The Durham University researcher’s wife, Daniela Tejada, has lobbied for his release and won assurances from Mr Hunt that the Government is “now standing up for” her husband, after she claimed it had initially put foreign relations above his liberty.
After Mr Hunt’s latest talks with UAE counterpart Abdullah bin Zayed, a Foreign Office spokeswoman said: “They had constructive talks and agreed to keep in close contact over the coming days.”
“Mr Hedges’ family have made a request for clemency and the government is studying that request,” he said.
“Because of the strength of that relationship we are hopeful that an amicable solution can be reached.”
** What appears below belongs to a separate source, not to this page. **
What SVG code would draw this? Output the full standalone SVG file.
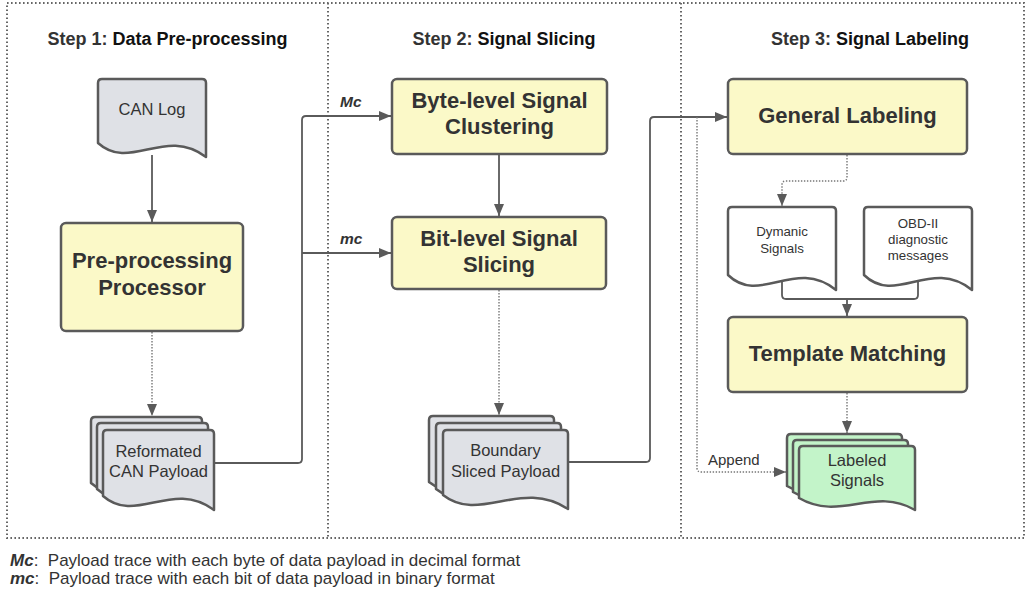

He also made efforts to defend the judicial process, denying it was a “five-minute show trial” and claiming three judges evaluated “compelling evidence” over three hearings to make their ruling.
He did not address whether the academic was given adequate legal representation throughout the process, which Ms Tejada has said he lacked.
She swiftly rebuked the ambassador’s defence, saying her husband had been held in solitary confinement for more than five months without charge or lawyer, and when he did receive consular access he was not able to “talk openly”.
“The judicial system in the UAE and the UK cannot be compared,” she said in a statement.
“We have asked for clemency, we will wait to see what happens.”
Mr Hedges, originally from Exeter, was arrested at Dubai Airport as he tried to leave the country on May 5.
Professor Stuart Corbridge, vice-chancellor of Durham University, said there is “no reason to believe that Matt was conducting anything other than legitimate academic research”.
Mr Hedges was given 30 days to challenge the court ruling, and Ms Tejada has launched a petition on Change.org which has so far garnered more than 238,000 signatures.